Alors passons sur le saugrenu de cette France en guerre peuplée d'Orcs, d'Elfes et de Nains. Après tout, ça aurait presque pu être une bonne idée. Mettons ça sur les caprices de la physique quantique et des univers alternatifs plutôt que sur des délires de rôliste tardif qui aurait forcé sur le Granola pendant des vacances occitanes. Certes, on pourrait trouver à redire au manichéisme schématique de ce monde d'analogies trop transparentes. Toutefois, dans la tonalité indubitablement « jeunesse » du roman, ce n'est guère gênant. La pompe presque notariale de l'écriture de Jean-Luc Marcastel l'est bien davantage, en fait.

Le ton est confit dans une bonhomie campagnarde très « avant-guerre », et les références cévenoles évoquent — non sans horreur — l'empreinte de Barjavel (et pourquoi pas, après tout ? Frankia parle aussi de collabos). Pour nous laisser cette impression de ruralité saine, Marcastel a la main lourde sur la personnification. La pénombre n'hésite ainsi aucunement à être « en anxiété », occasionnellement la nuit est « en orgie de noirceur », quant à Paris — « la belle de Frankia » — elle ne peut-être que « volage et brillante », encore qu'en ces temps moins glorieux, « elle se recroqueville sur ses blessures, telle une femme violentée ». Rien de moins.

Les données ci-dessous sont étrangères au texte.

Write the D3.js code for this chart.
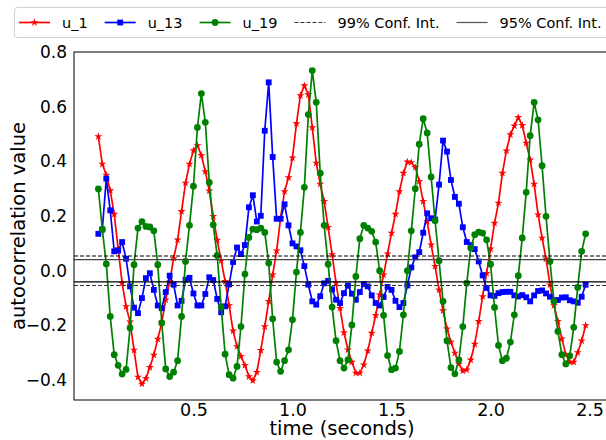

Et lorsqu'il n'a pas la métaphore plombée, Marcastel donne sans retenue dans la périphrase pataude. En résulte une lecture fastidieuse, lourde comme une potée aux choux, qui trottine à son rythme flatulent vers des rebondissements attendus. Des défauts dommageables au rythme de cette relecture convenue de la Seconde Guerre Mondiale, déjà entravée par soixante ans de poncifs filmiques qui vont du Vieil homme et l'enfant à Quand les aigles attaquent, en passant même par La Bataille du rail. De fait, il se passe notablement peu de choses dans ce premier tome (car c'est un premier tome !). Que de temps perdu, il faut dire, à cause de cette besogneuse grandiloquence dont Marcastel ne se départit jamais. Une insupportable propension au rebondissement mesquin lui fait trop systématiquement différer d'une bonne demi-page chaque révélation d'une nouvelle tribulation. Pas une seule fois, un danger qui n'apparaisse sans que l'auteur ne s'appesantisse avec un lyrisme gauche sur l'horreur indicible qui étreint ses personnages à la vue de ce qu'une destinée traîtresse et haineuse s'acharne à mettre sur leur chemin. Voilà, y'a pas de raison, moi aussi je donne dans la personnification.

On sent pourtant derrière ces laborieux efforts un amour touchant du travail bien fait. Cette passion artisane qui pousse parfois à en faire trop. On aurait aimé s'y laisser prendre, et on aurait pu beaucoup pardonner à Marcastel sans ce systématisme agaçant et regrettable dans le poussif. On passe.